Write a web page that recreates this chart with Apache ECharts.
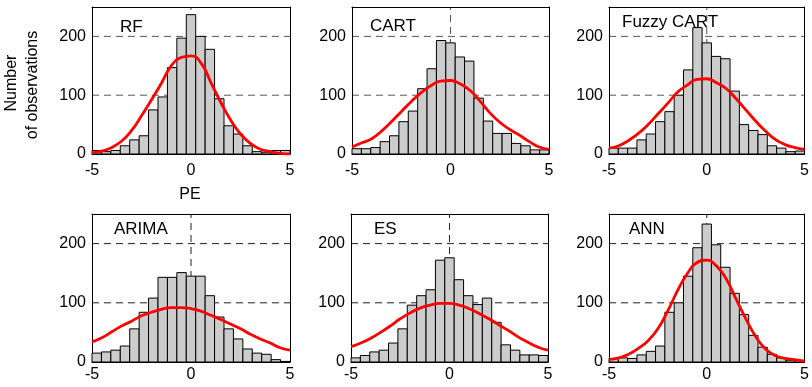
<!DOCTYPE html>
<html>
<head>
<meta charset="utf-8">
<script src="https://cdn.jsdelivr.net/npm/echarts@6.0.0/dist/echarts.min.js"></script>
<style>
  html, body { margin: 0; padding: 0; background: #fff; }
  #chart { width: 812px; height: 387px; }
</style>
</head>
<body>
<div id="chart"></div>
<script>
// histogram bins: 21 equal bins over [-5, 5]
var xMin = -5, xMax = 5, binCount = 21;
var panelNames = ['RF', 'CART', 'Fuzzy CART', 'ARIMA', 'ES', 'ANN'];

// bar heights (number of observations per bin)
var countsRF    = [6, 4, 6, 14, 24, 31, 75, 97, 147, 197, 237, 200, 178, 94, 48, 34, 14, 4, 3, 6, 6];
var countsCART  = [9, 9, 11, 21, 31, 55, 73, 111, 145, 193, 189, 165, 158, 95, 56, 35, 35, 18, 14, 7, 7];
var countsFuzzy = [10, 10, 10, 24, 34, 55, 72, 100, 143, 215, 189, 166, 162, 107, 50, 40, 33, 14, 10, 4, 5];
var countsARIMA = [15, 17, 20, 27, 56, 84, 108, 143, 143, 151, 145, 145, 112, 76, 56, 39, 22, 15, 13, 4, 1];
var countsES    = [7, 11, 17, 20, 32, 56, 96, 112, 122, 172, 176, 139, 112, 97, 108, 67, 29, 20, 12, 12, 11];
var countsANN   = [6, 7, 6, 12, 18, 27, 84, 100, 145, 193, 233, 198, 160, 116, 80, 45, 25, 13, 7, 3, 3];

// red fitted curves, sampled at curveX
var curveX     = [-5, -4.5, -4, -3.5, -3, -2.5, -2, -1.5, -1, -0.5, 0, 0.5, 1, 1.5, 2, 2.5, 3, 3.5, 4, 4.5, 5];
var curveRF    = [2, 5, 11, 22, 40, 65, 92, 120, 150, 164, 167, 155, 122, 88, 58, 34, 18, 8, 4, 1, 0];
var curveCART  = [12, 19, 26, 39, 55, 72, 89, 104, 116, 124, 125, 119, 108, 90, 70, 54, 42, 32, 21, 12, 8];
var curveFuzzy = [10, 14, 23, 35, 50, 68, 86, 105, 117, 127, 128, 121, 111, 94, 75, 56, 39, 25, 16, 11, 8];
var curveARIMA = [34, 41, 51, 61, 69, 78, 84, 89, 92, 92, 90, 86, 79, 72, 64, 56, 47, 39, 32, 24, 20];
var curveES    = [26, 32, 40, 50, 61, 73, 83, 91, 96, 99, 99, 96, 90, 82, 73, 63, 53, 42, 33, 25, 20];
var curveANN   = [4, 7, 13, 23, 36, 56, 86, 120, 149, 168, 172, 162, 140, 106, 73, 43, 22, 11, 6, 4, 1];

var yTicks = [0, 100, 200];
var yMax = 250;
// dashed reference lines: horizontal at refY, vertical at refX
var refY = [100, 200];
var refX = [0];

var allCounts = [countsRF, countsCART, countsFuzzy, countsARIMA, countsES, countsANN];
var allCurves = [curveRF, curveCART, curveFuzzy, curveARIMA, curveES, curveANN];

var grids = [
  { left: 92, top: 7, width: 198, height: 147 },
  { left: 352, top: 7, width: 197, height: 147 },
  { left: 609, top: 7, width: 198, height: 147 },
  { left: 92, top: 214, width: 198, height: 148 },
  { left: 351, top: 214, width: 197, height: 148 },
  { left: 609, top: 214, width: 198, height: 148 }
];
var titlePos = [[115, 14], [365, 13], [617, 9], [109, 216], [369, 216], [624, 216]];

var font = 'Liberation Sans, Arial, Helvetica, sans-serif';
var binWidth = (xMax - xMin) / binCount;

var refData = refY.map(function (v) { return [0, v]; })
  .concat(refX.map(function (v) { return [1, v]; }));

var xAxes = [], yAxes = [], series = [], titles = [];

grids.forEach(function (g, i) {
  var row = i < 3 ? 0 : 1;
  xAxes.push({
    gridIndex: i, type: 'value', min: xMin, max: xMax, interval: 5,
    axisLine: { lineStyle: { color: '#000', width: 1 } },
    axisTick: { show: false },
    axisLabel: { color: '#000', fontSize: 16, fontFamily: font, margin: row === 0 ? 9 : 5 },
    splitLine: { show: false },
    z: 3
  });
  xAxes.push({
    gridIndex: i, type: 'value', position: 'top', min: xMin, max: xMax,
    axisLine: { onZero: false, lineStyle: { color: '#000', width: 1 } },
    axisTick: { show: false }, axisLabel: { show: false }, splitLine: { show: false },
    z: 3
  });
  yAxes.push({
    gridIndex: i, type: 'value', min: 0, max: yMax, interval: 100,
    axisLine: { show: true, onZero: false, lineStyle: { color: '#000', width: 1 } },
    axisTick: { show: false },
    axisLabel: {
      color: '#000', fontSize: 16, fontFamily: font, margin: 6,
      formatter: function (v) { return yTicks.indexOf(v) >= 0 ? String(v) : ''; }
    },
    splitLine: { show: false },
    z: 3
  });
  yAxes.push({
    gridIndex: i, type: 'value', position: 'right', min: 0, max: yMax,
    axisLine: { show: true, onZero: false, lineStyle: { color: '#000', width: 1 } },
    axisTick: { show: false }, axisLabel: { show: false }, splitLine: { show: false },
    z: 3
  });

  titles.push({
    text: panelNames[i], left: titlePos[i][0], top: titlePos[i][1],
    textStyle: { color: '#000', fontSize: 17, fontWeight: 'normal', fontFamily: font }
  });

  // dashed reference lines, drawn behind the bars
  series.push({
    type: 'custom', xAxisIndex: 2 * i, yAxisIndex: 2 * i, z: 1, silent: true,
    data: refData,
    renderItem: function (params, api) {
      var v = api.value(1), a, b;
      if (api.value(0) === 0) {
        a = api.coord([xMin, v]); b = api.coord([xMax, v]);
      } else {
        a = api.coord([v, 0]); b = api.coord([v, yMax]);
      }
      return {
        type: 'line',
        shape: { x1: a[0], y1: a[1], x2: b[0], y2: b[1] },
        style: { stroke: row === 0 ? '#555' : '#222', lineWidth: 1, lineDash: [7, 5] }
      };
    }
  });

  // histogram bars
  var bars = allCounts[i].map(function (c, k) {
    return [xMin + k * binWidth, xMin + (k + 1) * binWidth, c];
  });
  series.push({
    type: 'custom', xAxisIndex: 2 * i, yAxisIndex: 2 * i, z: 6,
    data: bars,
    renderItem: function (params, api) {
      var p0 = api.coord([api.value(0), api.value(2)]);
      var p1 = api.coord([api.value(1), 0]);
      return {
        type: 'rect',
        shape: { x: p0[0], y: p0[1], width: p1[0] - p0[0], height: p1[1] - p0[1] },
        style: { fill: '#cccccc', stroke: '#000', lineWidth: 1 }
      };
    }
  });

  // red curve
  series.push({
    type: 'line', xAxisIndex: 2 * i, yAxisIndex: 2 * i, z: 7,
    smooth: true, symbol: 'none',
    lineStyle: { color: '#ff0000', width: 2.8 },
    data: curveX.map(function (x, k) { return [x, allCurves[i][k]]; })
  });
});

var myChart = echarts.init(document.getElementById('chart'));
myChart.setOption({
  animation: false,
  backgroundColor: '#fff',
  title: titles,
  grid: grids,
  xAxis: xAxes,
  yAxis: yAxes,
  series: series,
  graphic: [
    { type: 'text', x: 12, y: 83, rotation: Math.PI / 2,
      style: { text: 'Number', fill: '#000', font: '16px ' + font, align: 'center', verticalAlign: 'middle' } },
    { type: 'text', x: 33, y: 85, rotation: Math.PI / 2,
      style: { text: 'of observations', fill: '#000', font: '16px ' + font, align: 'center', verticalAlign: 'middle' } },
    { type: 'text', x: 190, y: 195,
      style: { text: 'PE', fill: '#000', font: '16px ' + font, align: 'center', verticalAlign: 'middle' } }
  ]
});
window.addEventListener('resize', function () {
  myChart.resize();
});
</script>
</body>
</html>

▶ Aim of the exercise: Everything from the top line of the data down to and including the line with "var panelNames = ['RF', 'CART', 'Fuzzy" is to be copied, except the pictures.

▶ Task answer:
Write a web page that recreates this chart with Apache ECharts.
<!DOCTYPE html>
<html>
<head>
<meta charset="utf-8">
<script src="https://cdn.jsdelivr.net/npm/echarts@6.0.0/dist/echarts.min.js"></script>
<style>
  html, body { margin: 0; padding: 0; background: #fff; }
  #chart { width: 812px; height: 387px; }
</style>
</head>
<body>
<div id="chart"></div>
<script>
// histogram bins: 21 equal bins over [-5, 5]
var xMin = -5, xMax = 5, binCount = 21;
var panelNames = ['RF', 'CART', 'Fuzzy CART', 'ARIMA', 'ES', 'ANN'];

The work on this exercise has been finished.